L’impatto che suscita la visita della mostra “L’imprevedibile istante”, realizzata dalla Fondazione per la Sussidiarietà al Meeting di Rimini, riguarda il proprio io, il desiderio comunicarsi agli altri, la professione con la quale si esprime la propria vocazione. Una mostra attiva, che mobilita ben oltre la bellezza provocatoria delle sue immagini e delle ingegnose innovazioni tecnologiche.
Mi focalizzo sulla scuola, cioè sulla prima parte della rassegna. Gravita tutta su due punti: la certezza di una proposta educativa presente e la necessità di una sburocratizzazione che coincide con la libertà/liberazione di tutti i soggetti educanti che hanno voce in capitolo. Il contraccolpo è sulla modalità con cui in genere si mettono in fila le cose, dove spesso l’analisi precede il fare (un fare pieno di pretese perché dettato da un progetto e non da una coscienza).
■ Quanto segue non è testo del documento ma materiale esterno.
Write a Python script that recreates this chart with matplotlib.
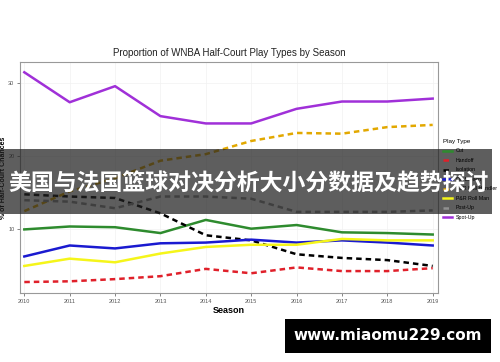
import matplotlib
matplotlib.use("Agg")
from matplotlib import pyplot as plt
from matplotlib.patches import Rectangle

plt.rcParams['font.family'] = ['Liberation Sans', 'DejaVu Sans']

# 데이터
seasons = [2010, 2011, 2012, 2013, 2014, 2015, 2016, 2017, 2018, 2019]
cut = [10.0, 10.4, 10.3, 9.5, 11.3, 10.1, 10.6, 9.6, 9.5, 9.3]
handoff = [2.8, 2.9, 3.2, 3.6, 4.6, 4.0, 4.8, 4.3, 4.3, 4.7]
isolation = [14.8, 14.5, 14.3, 12.2, 9.2, 8.5, 6.6, 6.1, 5.8, 5.0]
off_screen = [6.3, 7.8, 7.4, 8.1, 8.2, 8.6, 8.2, 8.5, 8.2, 7.8]
pr_ball = [12.5, 15.2, 17.0, 19.4, 20.3, 22.1, 23.2, 23.1, 24.0, 24.3]
pr_roll = [5.0, 6.0, 5.5, 6.7, 7.6, 7.9, 7.9, 8.7, 8.5, 8.5]
post_up = [14.0, 13.8, 12.9, 14.5, 14.5, 14.2, 12.4, 12.4, 12.4, 12.6]
spot_up = [31.5, 27.4, 29.6, 25.5, 24.5, 24.5, 26.5, 27.5, 27.5, 27.9]

fig = plt.figure(figsize=(5, 3.62), dpi=100)
ax = fig.add_axes([0.04, 0.1906, 0.836, 0.638])

dash = (0, (2.2, 1.6))
ax.plot(seasons, cut, color="#2e8b2e", lw=1.8, label="Cut")
ax.plot(seasons, handoff, color="#e0202a", lw=1.8, ls=dash, label="Handoff")
ax.plot(seasons, isolation, color="black", lw=1.8, ls=dash, label="Isolation")
ax.plot(seasons, off_screen, color="#1a1ad0", lw=1.8, label="Off Screen")
ax.plot(seasons, pr_ball, color="#e2a800", lw=1.8, ls=dash, label="P&R Ball Handler")
ax.plot(seasons, pr_roll, color="#f5f51a", lw=1.8, label="P&R Roll Man")
ax.plot(seasons, post_up, color="#909090", lw=1.8, ls=dash, label="Post-Up")
ax.plot(seasons, spot_up, color="#a030d8", lw=1.8, label="Spot-Up")

ax.set_xlim(2009.905, 2019.117)
ax.set_ylim(1.3, 32.9)
ax.set_xticks(seasons)
ax.set_yticks([10, 20, 30])
ax.tick_params(labelsize=4, colors="#555555", length=2, width=0.5, pad=2)
ax.grid(True, color="#f2f2f2", lw=0.5)
ax.set_axisbelow(True)
for s in ax.spines.values():
    s.set_color("#999999")
    s.set_linewidth(0.8)

ax.set_title("Proportion of WNBA Half-Court Play Types by Season", fontsize=7, color="#222222", pad=4)
ax.set_xlabel("Season", fontsize=6.5, fontweight="bold", labelpad=2)
ax.set_ylabel("% of Half-Court Chances", fontsize=5, fontweight="bold")
ax.yaxis.set_label_coords(-0.03, 0.5)

leg = fig.legend(loc="upper left", bbox_to_anchor=(0.882, 0.622), frameon=False,
                 fontsize=3.8, title="Play Type", title_fontsize=4.5,
                 handlelength=1.6, labelspacing=0.85, borderaxespad=0)
leg._legend_box.align = "left"

# 워터마크 띠
fig.patches.append(Rectangle((0, 0.409), 0.984, 0.1796, transform=fig.transFigure,
                             facecolor="#202020", alpha=0.72, zorder=5))
fig.text(0.498, 0.492, "美国与法国篮球对决分析大小分数据及趋势探讨", fontsize=16.5,
         fontweight="bold", color="white", ha="center", va="center",
         family=["Noto Sans CJK SC", "DejaVu Sans"], zorder=6)

fig.patches.append(Rectangle((0.57, 0.0249), 0.412, 0.094, transform=fig.transFigure,
                             facecolor="black", zorder=5))
fig.text(0.776, 0.072, "www.miaomu229.com", fontsize=11, fontweight="bold",
         color="white", ha="center", va="center", family=["DejaVu Sans"], zorder=6)

fig.savefig("out.png", dpi=100)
La mostra indica un’altra strada: se io mi educo e non rinuncio alla sfida della realtà, allora l’insegnamento cambia e diventa spazio di affezione a me, e attraverso me a ciò che insegno.
Il messaggio è chiaro: “Un’educazione intesa non come indottrinamento o reclutamento di adepti, ma che guardi alla persona nella sua singolarità e grandezza, non può che avere a cuore la crescita dell’io umano in tutte le sue dimensioni e secondo le sue facoltà e attitudini”. L’educazione è prima ed è questa passione per l’umano (il mio anzitutto) che sa trovare la strada della fuoriuscita dal tunnel della scontatezza e dello scetticismo. Questi limiti, in fondo, sono le cause del degrado di tanta parte della nostra scuola attuale, capace di alte vette qualitative (poche ma buone) e di tanti abissi (tra dispersione e abbandoni, un giovane su tre si perde nel nostro sistema scolastico, cioè esce o scompare senza lasciare traccia, ovvero senza avere acquisito un titolo).
Eppure, come la mostra attesta esaurientemente, c’è tra i giovani disponibilità all’ascolto e all’apertura totale al reale. C’è però bisogno di adulti disposti a sfidarli perché loro stessi colti dalla pienezza di cui è segno il brano di realtà che è loro affidato. Colpisce, ancora, la energia carica di motivazioni ideali con cui la mostra cattura proprio la categoria “scuola”, una parola di cui tutti pensano di conoscere il significato, perché fattore così diffuso e onnicomprensivo (talvolta anche troppo) nella vita di un giovane. La mostra non si esime dal lanciare obiettivi pungenti, che chiamano in causa tutti coloro che hanno responsabilità in questo campo: occorre il superamento della disaffezione alla scuola, è scritto nelle “proposte di sussidiarietà”; occorrono autonomia degli istituti scolastici e libertà di scelta delle famiglie; servono reclutamento degli insegnanti e carriere basate sul merito.
Già, gli insegnanti! Trattati dallo Stato a livello giuridico come impiegati eppure al 78 per cento della loro totalità disponibili a riprendere, se dovessero scegliere nuovamente una professione, la strada dell’insegnamento.
“C’è bisogno di una scuola, rilancia la mostra, dove i docenti sappiano aprire al mondo, non dicano cosa si deve fare, ma parlino di qualcosa a cui si possa arrivare, raccontino della nostra tradizione…una scuola dell’imprevedibile istante della conoscenza libera da vincoli che l’ostacolano, senza poterla evitare”. Da qui occorre ripartire.